Sunday, June 26, 2011

Why you can't afford NOT to invest in Bitcoins.


Many astute observers have noted that our global civilization appears to be headed towards a major resource crisis, as peak oil, peak freshwater, peak arable land and other imminent limits combine with declining mineral resources and ocean diversity, and an increasingly chaotic climate, to mean that it will soon become difficult even to feed the world's population, let alone prevent the economy from collapsing.

As a result, increasingly many countries will become filled with hungry, angry people demanding that their government provide for them or be replaced - as is already happening today in many Arab countries. Therefore, as governments become increasingly desperate to hold onto power by raising revenue to provide demanded social services, many of them will begin to either (1) tax the wealthy and/or corporations at high levels (as happened in WW2), or (2) simply print large amounts of money, which effectively taxes the wealthy and redistributes wealth downwards, by devaluing the existing dollars which are mostly being held by wealthy individuals and corporations.

Therefore, I believe there will soon be a major flight of the world's liquid wealth away from sovereign currencies into other classes of assets. However, most other assets are not nearly as liquid as currencies. Gold is heavy and difficult to transport, or else if you just own it on paper, you have to trust some third party to hold your gold in your name (while charging you high transaction fees). And stocks have the added problem that if a company has a lot of its holdings in cash or currency-denominated derivatives, the company's value may fall along with the currency.

The one exception to this set of problems is Bitcoin, the world's only anonymous crypto-currency, whose base supply is predetermined by a peer-to-peer protocol, and can never be hyperinflated by central banks or governments under political pressure. It can be easily transmitted over the Internet with negligible transaction costs. And it can be made difficult for governments to trace through the use of online "laundromats."

Thus, I believe that, relatively soon, Bitcoins will in fact come to dominate the global economy as its preferred medium of exchange and liquid store of short-term value, while existing sovereign currencies collapse as the smart money flees from them, because the governments and central banks that are clinging desperately to those currencies will cause them to be devalued, under political pressure, via destabilizing monetary policy decisions.

We can estimate what the equilibrium value of Bitcoins will be once the transition to them is complete. It has been estimated that the total base supply of the world's sovereign currencies (physical coins and bills) is in the neighborhood of $4.4 trillion. (For our present purposes, we ignore the secondary money supply in bank accounts and other currency-denominated instruments, since that same financial infrastructure could be recreated on top of Bitcoin.) The analogous base supply of Bitcoins is only 6.6 million today, and is limited to grow to no more than 21 million over the course of a decade or so. Therefore, each Bitcoin will eventually be worth over $200,000 in today's dollars. (This is not a problem for the usability of the currency, since it is easy to exchange millionths of a Bitcoin.) In the last couple of weeks, Bitcoins have been trading for $10-20, so in other words, Bitcoins should eventually appreciate by around 100,000x or so.
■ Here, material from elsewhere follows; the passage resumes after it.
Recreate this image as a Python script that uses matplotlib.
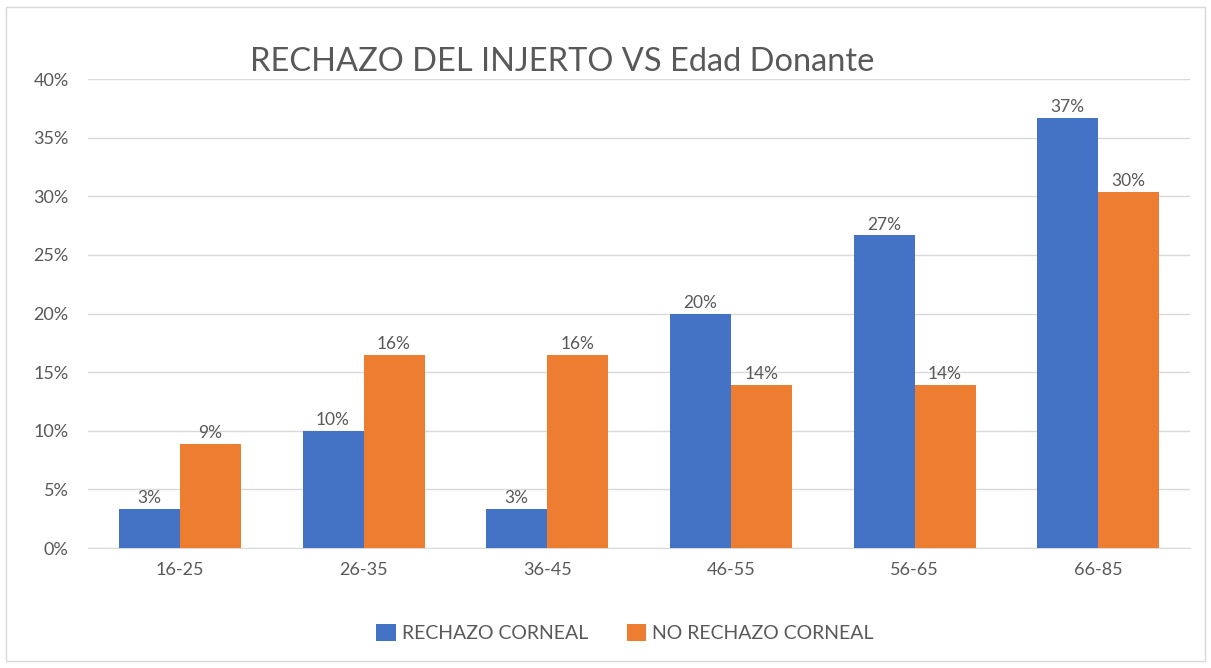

How long will this take? Historically, for the last several fiscal quarters, Bitcoins' value have been increasing about 10x per quarter, so the transition of the world economy to Bitcoins may take only a year and a half, especially if the economy continues to deteriorate in the meantime. Even if Bitcoin's growth slows and it takes somewhat longer, the fact that multiple resource crises are imminent still suggests that it will not take too many years.

And meanwhile, as this is happening, the value of traditional sovereign currencies will collapse at an accelerating pace. Therefore, if you keep a lot of your assets in liquid form, I think that you simply cannot afford not to move a significant fraction of these liquid assets into Bitcoins or Bitcoin-denominated holdings. Otherwise, you may be left holding the bag when the resource crisis hits and governments start calling in their sovereign wealth to keep their populations from revolting.

Sure, Bitcoin has had its share of growing pains in recent weeks, what with a handful of high-profile thefts, a major exchange getting hacked, and senators complaining about the use of Bitcoin to buy illicit goods. However, I believe that these are just minor bumps in the road, as far as the long-term transition to Bitcoins is concerned. Theft is easy to prevent by simply encrypting one's electronic wallet with free software like Truecrypt (and a long passphrase) whenever one is not actively spending one's coins. Encrypted wallets can be backed up as many times as desired to prevent loss. And when exchanges and other Bitcoin-related sites are hacked, they will just come back stronger and more secure and resilient.

In conclusion, the fundamental rationale behind the recent Bitcoin "gold rush" is sound, and its future is bright. I believe it can only continue to grow, and that the banks and governments will be unable to stop it.  It is everyone's best hedge against a chaotic redistribution of wealth, which will surely happen as soon as the coming global resource crisis hits in earnest.